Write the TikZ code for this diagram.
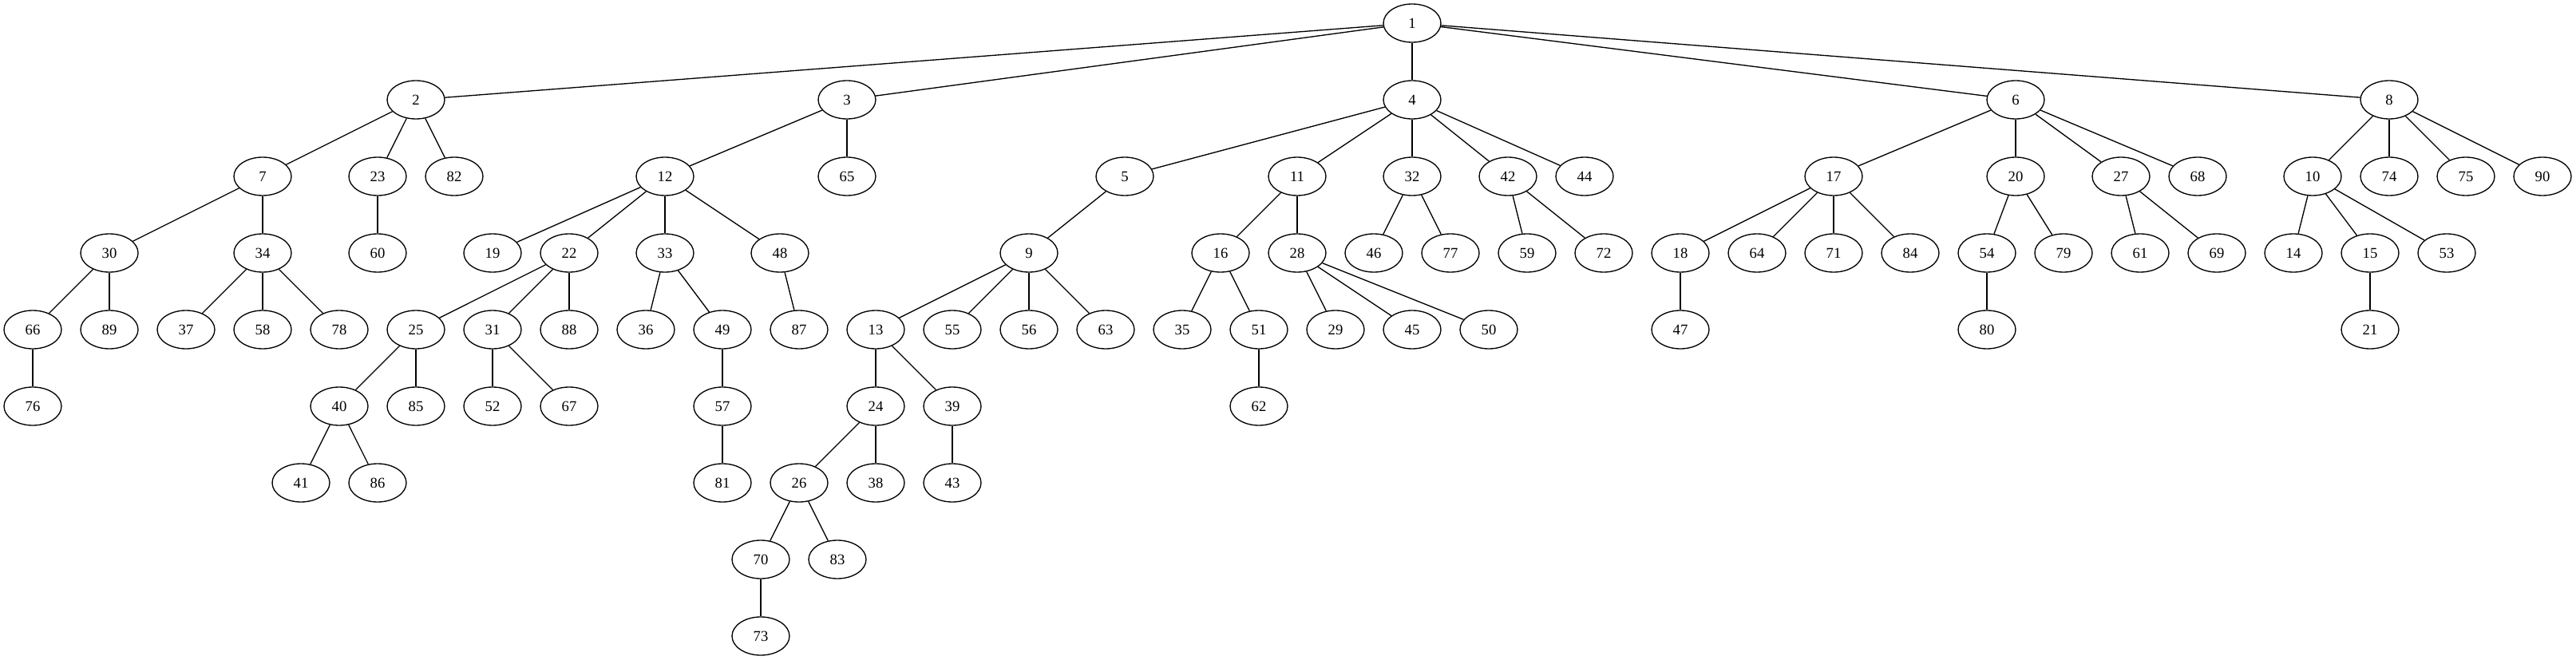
\documentclass[tikz,border=0pt]{standalone}
\usepackage{fontspec}
\setmainfont{Liberation Serif}
\usetikzlibrary{shapes.geometric}
\begin{document}
\begin{tikzpicture}[x=0.75pt,y=-0.75pt,
  nd/.style={draw,ellipse,line width=1pt,minimum width=54pt,minimum height=36pt,inner sep=0pt,font=\fontsize{14}{16}\selectfont},
  ed/.style={line width=1pt}]
\useasboundingbox (0,0) rectangle (3227,827);
\foreach \n/\x/\r in {
 1/1769/0,
 2/521/1, 3/1061/1, 4/1769/1, 6/2525/1, 8/2993/1,
 7/329/2, 23/473/2, 82/569/2, 12/833/2, 65/1061/2, 5/1409/2, 11/1625/2, 32/1769/2, 42/1889/2, 44/1985/2, 17/2297/2, 20/2525/2, 27/2657/2, 68/2753/2, 10/2897/2, 74/2993/2, 75/3089/2, 90/3185/2,
 30/137/3, 34/329/3, 60/473/3, 19/617/3, 22/713/3, 33/833/3, 48/977/3, 9/1289/3, 16/1529/3, 28/1625/3, 46/1721/3, 77/1817/3, 59/1913/3, 72/2009/3, 18/2105/3, 64/2201/3, 71/2297/3, 84/2393/3, 54/2489/3, 79/2585/3, 61/2681/3, 69/2777/3, 14/2873/3, 15/2969/3, 53/3065/3,
 66/41/4, 89/137/4, 37/233/4, 58/329/4, 78/425/4, 25/521/4, 31/617/4, 88/713/4, 36/809/4, 49/905/4, 87/1001/4, 13/1097/4, 55/1193/4, 56/1289/4, 63/1385/4, 35/1481/4, 51/1577/4, 29/1673/4, 45/1769/4, 50/1865/4, 47/2105/4, 80/2489/4, 21/2969/4,
 76/41/5, 40/425/5, 85/521/5, 52/617/5, 67/713/5, 57/905/5, 24/1097/5, 39/1193/5, 62/1577/5,
 41/377/6, 86/473/6, 81/905/6, 26/1001/6, 38/1097/6, 43/1193/6,
 70/953/7, 83/1049/7,
 73/953/8}
  \node[nd] (n\n) at (\x,{29+96*\r}) {\n};
\foreach \a/\b in {
 1/2,1/3,1/4,1/6,1/8,
 2/7,2/23,2/82,
 3/12,3/65,
 4/5,4/11,4/32,4/42,4/44,
 6/17,6/20,6/27,6/68,
 8/10,8/74,8/75,8/90,
 7/30,7/34,
 23/60,
 12/19,12/22,12/33,12/48,
 5/9,
 11/16,11/28,
 32/46,32/77,
 42/59,42/72,
 17/18,17/64,17/71,17/84,
 20/54,20/79,
 27/61,27/69,
 10/14,10/15,10/53,
 30/66,30/89,
 34/37,34/58,34/78,
 22/25,22/31,22/88,
 33/36,33/49,
 48/87,
 9/13,9/55,9/56,9/63,
 16/35,16/51,
 28/29,28/45,28/50,
 18/47,
 54/80,
 15/21,
 66/76,
 25/40,25/85,
 31/52,31/67,
 49/57,
 13/24,13/39,
 51/62,
 40/41,40/86,
 57/81,
 24/26,24/38,
 39/43,
 26/70,26/83,
 70/73}
  \draw[ed] (n\a) -- (n\b);
\end{tikzpicture}
\end{document}
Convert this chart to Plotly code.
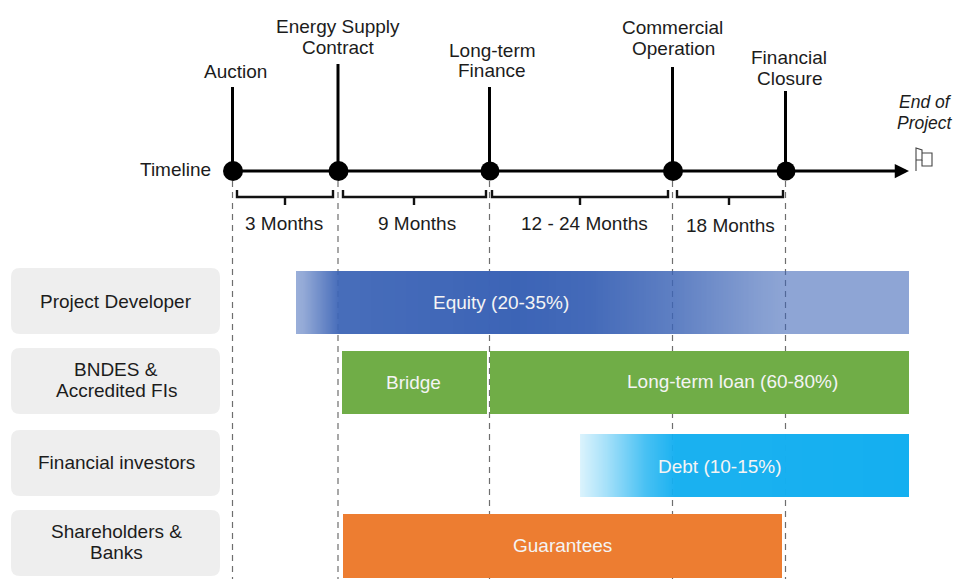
import numpy as np
import plotly.graph_objects as go

W, H = 957, 581
FONT = "Liberation Sans"
INK = "#1c1c1c"
TEXT_SIZE = 19

# Milestones on the timeline: name lines, position, top of the stem
milestone_x = [233, 338.5, 490, 673, 786]
milestone_top = [87, 64, 87, 67, 91]
milestone_size = [20, 20, 19, 20, 19]
milestone_labels = [
    (235, 71, "Auction"),
    (338, 26, "Energy Supply"),
    (338, 47, "Contract"),
    (492, 50, "Long-term"),
    (492, 70, "Finance"),
    (672, 27, "Commercial"),
    (673, 48, "Operation"),
    (789, 57, "Financial"),
    (789, 78, "Closure"),
]

# Phase durations and their brackets
phase_labels = ["3 Months", "9 Months", "12 - 24 Months", "18 Months"]
phase_left = [237, 343, 492, 677]
phase_right = [333, 486, 668, 783]
phase_mid = [285, 414, 580, 729]
phase_text_x = [283.5, 417, 584, 730]
phase_text_y = [223, 223, 223, 225]

# Actors column
actor_lines = [
    (116, 301, "Project Developer"),
    (116, 369, "BNDES &"),
    (116, 390, "Accredited FIs"),
    (116, 462, "Financial investors"),
    (116, 531, "Shareholders &"),
    (116, 552, "Banks"),
]
actor_top = [268, 348, 430, 510]
actor_bottom = [334, 414, 496, 576]

# Financing instruments with flat fills
flat_names = ["Bridge", "Long-term loan (60-80%)", "Guarantees"]
flat_start = [342, 490, 343]
flat_end = [487, 909, 782]
flat_top = [351, 351, 514]
flat_bottom = [414, 414, 578]
flat_colors = ["#70ad47", "#70ad47", "#ed7d31"]
flat_text_x = [413.5, 732, 562.5]
flat_text_y = [382, 381, 545]

# Financing instruments that fade in or out along the timeline
equity_stops = [
    (0.0, "rgba(60,100,182,0.52)"),
    (0.012, "rgba(60,100,182,0.55)"),
    (0.07, "rgba(60,100,182,0.94)"),
    (0.36, "rgba(60,100,182,1)"),
    (0.48, "rgba(60,100,182,0.96)"),
    (0.62, "rgba(60,100,182,0.82)"),
    (0.76, "rgba(60,100,182,0.62)"),
    (0.80, "rgba(60,100,182,0.58)"),
    (1.0, "rgba(60,100,182,0.58)"),
]
debt_stops = [
    (0.0, "rgba(20,175,240,0.15)"),
    (0.08, "rgba(20,175,240,0.38)"),
    (0.2, "rgba(20,175,240,0.78)"),
    (0.29, "rgba(20,175,240,0.97)"),
    (1.0, "rgba(20,175,240,1)"),
]
fade_bars = [
    ("Equity (20-35%)", 296, 909, 271, 334, equity_stops, 501, 302),
    ("Debt (10-15%)", 580, 909, 434, 497, debt_stops, 719.5, 466),
]

# End-of-project flag outline
flag_x = [916, 916, 922, 922, 916, None, 922, 932, 932, 922, 922]
flag_y = [171, 148, 150, 160, 160, None, 153, 153, 166, 166, 160]

fig = go.Figure()


def rounded_rect(x0, x1, y0, y1, r):
    return (
        f"M{x0 + r},{y0} L{x1 - r},{y0} Q{x1},{y0} {x1},{y0 + r} "
        f"L{x1},{y1 - r} Q{x1},{y1} {x1 - r},{y1} L{x0 + r},{y1} "
        f"Q{x0},{y1} {x0},{y1 - r} L{x0},{y0 + r} Q{x0},{y0} {x0 + r},{y0} Z"
    )


shapes = [
    dict(type="path", path=rounded_rect(11, 220, t, b, 9),
         fillcolor="#eeeeee", line_width=0, layer="below")
    for t, b in zip(actor_top, actor_bottom)
]
# Dashed guides dropping from each milestone sit under the bars
shapes += [
    dict(type="line", x0=x - 0.5, x1=x - 0.5, y0=181, y1=579, layer="below",
         line=dict(color="#6e6e6e", width=1.2, dash="6px,5px"))
    for x in milestone_x
]
fig.update_layout(shapes=shapes)

# Flat bars
for s, e, t, b, c in zip(flat_start, flat_end, flat_top, flat_bottom, flat_colors):
    fig.add_trace(go.Bar(
        x=[e - s], base=[s], y=[(t + b) / 2], width=[b - t], orientation="h",
        marker=dict(color=c, line_width=0), hoverinfo="skip",
    ))

# Fading bars as one-row colour ramps
for name, s, e, t, b, stops, _, _ in fade_bars:
    edges = np.arange(s, e + 1)
    fig.add_trace(go.Heatmap(
        x=edges, y=[t, b], z=[(edges[:-1] + 0.5).tolist()],
        zmin=s, zmax=e, colorscale=[list(p) for p in stops],
        showscale=False, hoverinfo="skip", name=name,
    ))

# Timeline axis, stems and milestone dots
fig.add_trace(go.Scatter(
    x=[milestone_x[0], 900], y=[171, 171], mode="lines",
    line=dict(color="black", width=3), hoverinfo="skip",
))
for x, top in zip(milestone_x, milestone_top):
    fig.add_trace(go.Scatter(
        x=[x - 0.5, x - 0.5], y=[top, 171], mode="lines",
        line=dict(color="black", width=3), hoverinfo="skip",
    ))
fig.add_trace(go.Scatter(
    x=milestone_x, y=[171] * len(milestone_x), mode="markers",
    marker=dict(color="black", size=milestone_size, opacity=1, line_width=0),
    hoverinfo="skip",
))
fig.add_annotation(
    x=909, y=171, ax=896, ay=171, xref="x", yref="y", axref="x", ayref="y",
    showarrow=True, arrowhead=2, arrowsize=0.95, arrowwidth=3, arrowcolor="black", text="",
)

# Phase brackets
for l, r, m in zip(phase_left, phase_right, phase_mid):
    fig.add_trace(go.Scatter(
        x=[l, l, r, r, None, m, m], y=[190, 197, 197, 190, None, 197, 205],
        mode="lines", line=dict(color="#111111", width=2.4), hoverinfo="skip",
    ))

# Flag
fig.add_trace(go.Scatter(
    x=flag_x, y=flag_y, mode="lines",
    line=dict(color="#444444", width=1.1), hoverinfo="skip",
))


def label(x, y, text, color=INK, size=TEXT_SIZE, italic=False):
    fig.add_annotation(
        x=x, y=y, xref="x", yref="y", text=f"<i>{text}</i>" if italic else text,
        showarrow=False, xanchor="center", yanchor="middle",
        font=dict(family=FONT, size=size, color=color),
    )


for x, y, t in milestone_labels:
    label(x, y, t)
label(175, 169, "Timeline")
label(925, 102, "End of", size=17.5, italic=True)
label(925, 123, "Project", size=17.5, italic=True)
for x, y, t in zip(phase_text_x, phase_text_y, phase_labels):
    label(x, y, t)
for x, y, t in actor_lines:
    label(x, y, t)
for x, y, t in zip(flat_text_x, flat_text_y, flat_names):
    label(x, y, t, color="#f4f4f4")
for name, _, _, _, _, _, tx, ty in fade_bars:
    label(tx, ty, name, color="#f4f4f4")

axis = dict(visible=False, showgrid=False, zeroline=False, fixedrange=True)
fig.update_layout(
    width=W, height=H, margin=dict(l=0, r=0, t=0, b=0),
    paper_bgcolor="white", plot_bgcolor="white", showlegend=False,
    barmode="overlay",
    xaxis=dict(range=[0, W], **axis),
    yaxis=dict(range=[H, 0], **axis),
)

fig.write_html("out.html", config=dict(displayModeBar=False))
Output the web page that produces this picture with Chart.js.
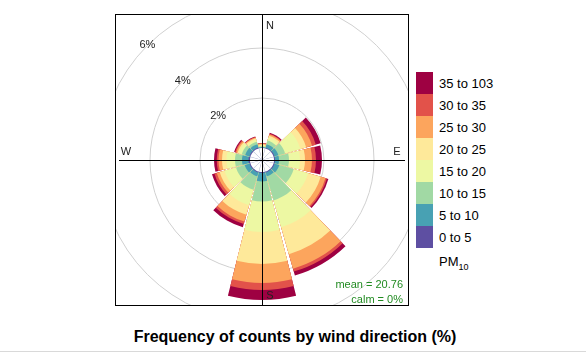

· · · ·

WHAT THE TASK ASKS: Emit the lines of the material exactly, from its first line to the line containing "TEXT_SIZE = 19", inclusive; leave every picture out.

REPLY TO THE TASK:
Write the TikZ code for this diagram.
\documentclass[tikz,border=0pt]{standalone}
\usepackage{fontspec}
\setmainfont{Liberation Serif}
\usetikzlibrary{shapes.geometric}
\begin{document}
\begin{tikzpicture}[x=0.75pt,y=-0.75pt,
  nd/.style={draw,ellipse,line width=1pt,minimum width=54pt,minimum height=36pt,inner sep=0pt,font=\fontsize{14}{16}\selectfont},
  ed/.style={line width=1pt}]
\useasboundingbox (0,0) rectangle (3227,827);
\foreach \n/\x/\r in {
 1/1769/0,
 2/521/1, 3/1061/1, 4/1769/1, 6/2525/1, 8/2993/1,
 7/329/2, 23/473/2, 82/569/2, 12/833/2, 65/1061/2, 5/1409/2, 11/1625/2, 32/1769/2, 42/1889/2, 44/1985/2, 17/2297/2, 20/2525/2, 27/2657/2, 68/2753/2, 10/2897/2, 74/2993/2, 75/3089/2, 90/3185/2,
 30/137/3, 34/329/3, 60/473/3, 19/617/3, 22/713/3, 33/833/3, 48/977/3, 9/1289/3, 16/1529/3, 28/1625/3, 46/1721/3, 77/1817/3, 59/1913/3, 72/2009/3, 18/2105/3, 64/2201/3, 71/2297/3, 84/2393/3, 54/2489/3, 79/2585/3, 61/2681/3, 69/2777/3, 14/2873/3, 15/2969/3, 53/3065/3,
 66/41/4, 89/137/4, 37/233/4, 58/329/4, 78/425/4, 25/521/4, 31/617/4, 88/713/4, 36/809/4, 49/905/4, 87/1001/4, 13/1097/4, 55/1193/4, 56/1289/4, 63/1385/4, 35/1481/4, 51/1577/4, 29/1673/4, 45/1769/4, 50/1865/4, 47/2105/4, 80/2489/4, 21/2969/4,
 76/41/5, 40/425/5, 85/521/5, 52/617/5, 67/713/5, 57/905/5, 24/1097/5, 39/1193/5, 62/1577/5,
 41/377/6, 86/473/6, 81/905/6, 26/1001/6, 38/1097/6, 43/1193/6,
 70/953/7, 83/1049/7,
 73/953/8}
  \node[nd] (n\n) at (\x,{29+96*\r}) {\n};
\foreach \a/\b in {
 1/2,1/3,1/4,1/6,1/8,
 2/7,2/23,2/82,
 3/12,3/65,
 4/5,4/11,4/32,4/42,4/44,
 6/17,6/20,6/27,6/68,
 8/10,8/74,8/75,8/90,
 7/30,7/34,
 23/60,
 12/19,12/22,12/33,12/48,
 5/9,
 11/16,11/28,
 32/46,32/77,
 42/59,42/72,
 17/18,17/64,17/71,17/84,
 20/54,20/79,
 27/61,27/69,
 10/14,10/15,10/53,
 30/66,30/89,
 34/37,34/58,34/78,
 22/25,22/31,22/88,
 33/36,33/49,
 48/87,
 9/13,9/55,9/56,9/63,
 16/35,16/51,
 28/29,28/45,28/50,
 18/47,
 54/80,
 15/21,
 66/76,
 25/40,25/85,
 31/52,31/67,
 49/57,
 13/24,13/39,
 51/62,
 40/41,40/86,
 57/81,
 24/26,24/38,
 39/43,
 26/70,26/83,
 70/73}
  \draw[ed] (n\a) -- (n\b);
\end{tikzpicture}
\end{document}
Convert this chart to Plotly code.
import numpy as np
import plotly.graph_objects as go

W, H = 957, 581
FONT = "Liberation Sans"
INK = "#1c1c1c"
TEXT_SIZE = 19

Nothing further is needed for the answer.